In a Pennsylvania lawsuit over several hundred disputed ballots in Montgomery County, a state judge Tuesday repeatedly asked lawyer Jonathan Goldstein if he was alleging that fraud took place.
Mr. Goldstein at first declined to answer, saying “everybody is coming to this with good faith.”
Judge Richard Haaz pressed: “I understand. I am asking you a specific question, and I am looking for a specific answer. Are you claiming that there is any fraud in connection with these 592 disputed ballots?”
“To my knowledge at present, no,” Mr. Goldstein said.
The exchange illustrated the difference between Mr. Trump’s public-relations strategy around the election and what can be raised in court, where strict rules govern what attorneys can say within the bounds of their professional responsibilities and what evidence is deemed admissible.
“I think that there’s a huge difference between the kind of cheap talk that the president can engage in on Twitter and the way that lawyers need to present evidence in court,” said Rick Hasen, a law professor and election-law specialist at the University of California, Irvine.
“Not only are lawyers subject to sanctions if they file frivolous lawsuits or provide false information to the court, but claims are also subject to the rules of evidence,” Mr. Hasen added.

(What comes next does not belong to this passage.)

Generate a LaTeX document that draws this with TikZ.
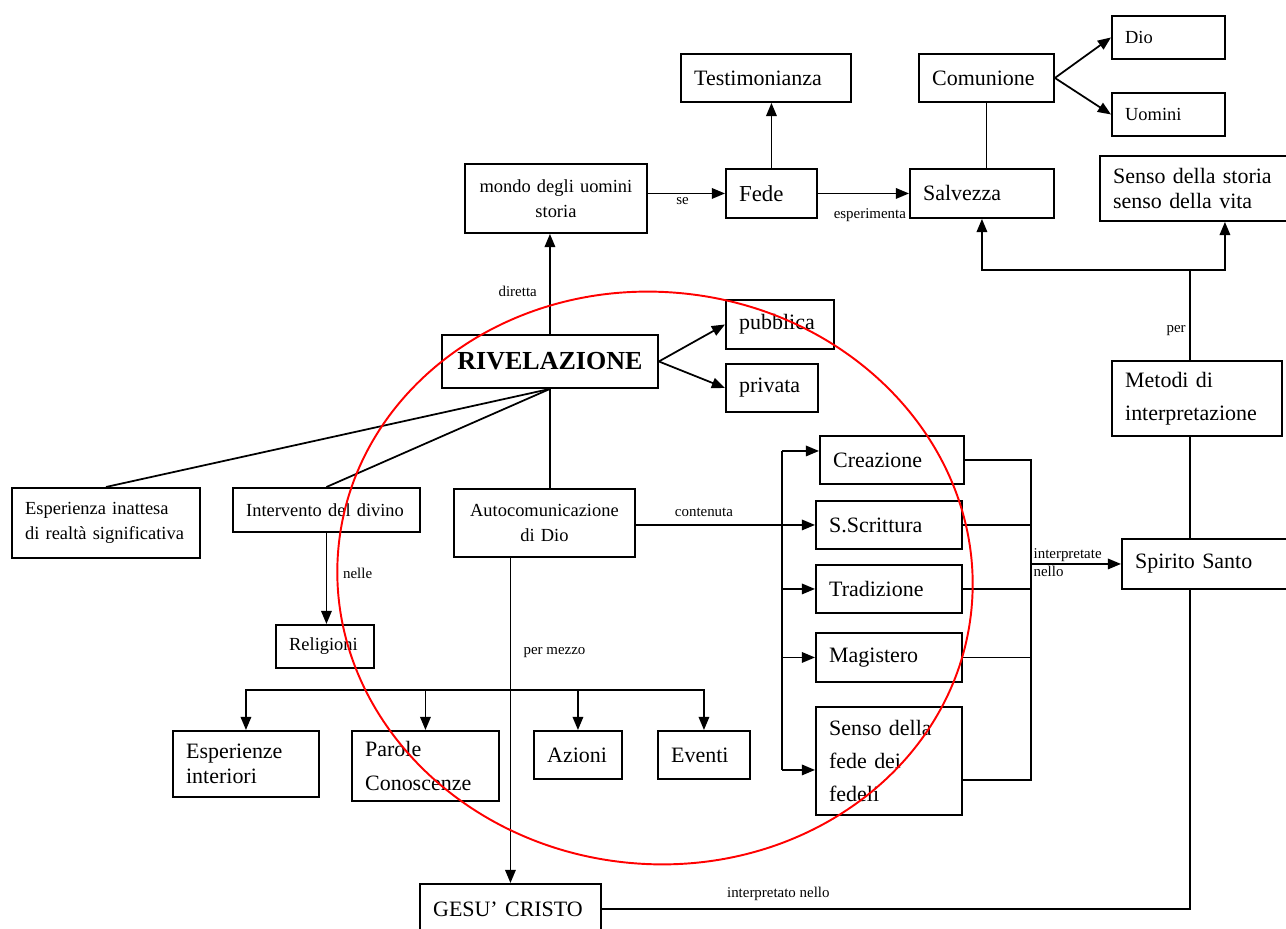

The Trump campaign said that it didn’t need to argue fraud in every lawsuit. In addition, it pointed to affidavits it had submitted to courts as evidence of fraud.
“When we have eyewitness affidavits alleging that stacks of ballots were counted multiple times, as an example, that’s fraud. When ballots were cast with fatal errors, we don’t have to argue fraud because the ballots are defective on their faces,” Trump campaign spokesman Tim Murtaugh said. “Every action we take is meant to either move the ball forward or gain more information. This is a methodical process and every filing is a step along the path.”
In Nevada, representatives for the Trump campaign have claimed alleged fraud in press conferences and public appearances, including that they found instances of dead people voting. None of the claims, however, has made it into court filings there.
Adam Laxalt, the state’s former attorney general and a co-chairman of the Trump campaign in Nevada, told a crowd last weekend that he had presented “evidence of voter fraud.” But a six-page GOP-backed lawsuit alleged one voter said she was told her ballot had already been cast by mail when she went to vote in person.
Much of the lawsuit alleged that Clark County, the state’s most populous, wasn’t legally allowed to use a machine to match signatures on some mail-in ballots and that observers weren’t given meaningful access to the counting process.
Lawyers for Mr. Trump, in a letter sent Nov. 5 to Attorney General William Barr, said they found instances of “criminal voter fraud” in Nevada. The letter said more than 3,000 people appeared to have moved out of state but still voted. A few hundred of those voters appeared to be military members, who are legally allowed to vote while out of state, as are students and some who are working elsewhere but have plans to return to Nevada. That allegation hasn’t made it into court.
Other claims of fraud have struggled to be admitted into evidence.
The Trump campaign has filed two lawsuits in Michigan since the Nov. 3 election, both alleging failures by state and local officials to enforce laws intended to prevent election fraud. In one of the cases, the campaign produced an affidavit from a Republican poll watcher alleging she heard from another person that Detroit poll workers were changing the dates the ballots were received.
The judge described the affidavit as “obviously hearsay,” and last week denied the campaign’s request to halt the counting of ballots, a ruling now under appeal.
Witnesses can’t offer statements based on information from third parties, with limited exceptions.
In the second Michigan lawsuit, the Trump campaign submitted affidavits from poll watchers who alleged they were excluded from the absentee-ballot counting process or witnessed poll workers mishandle votes. The suit seeks to stop the state from certifying any vote tally that includes “fraudulently or unlawfully cast ballots.”
The poll-watcher affidavits, however, primarily contained anecdotes of people feeling threatened or excluded at the ballot-counting center along with reports that workers were fixing ballots in ways that state officials have explained are standard.
In the lawsuit heard Thursday in Arizona, a judge also expressed concern about the way that the Trump campaign was gathering evidence.
Judge Daniel Kiley struck from the record hundreds of declarations the Trump campaign had gathered from people who filled out an online form soliciting voter irregularities.
Mr. Langhofer, the lawyer representing Mr. Trump, said the campaign had removed any declarations it believed unreliable and had put security measures in place to prevent automated bots from filling out the form—including a measure designed to test whether a computer user is human.
“How is that a reliable process of gathering evidence?” said Judge Kiley, later adding, “The fact that you can’t disprove what’s asserted doesn’t mean what’s asserted is in fact true.”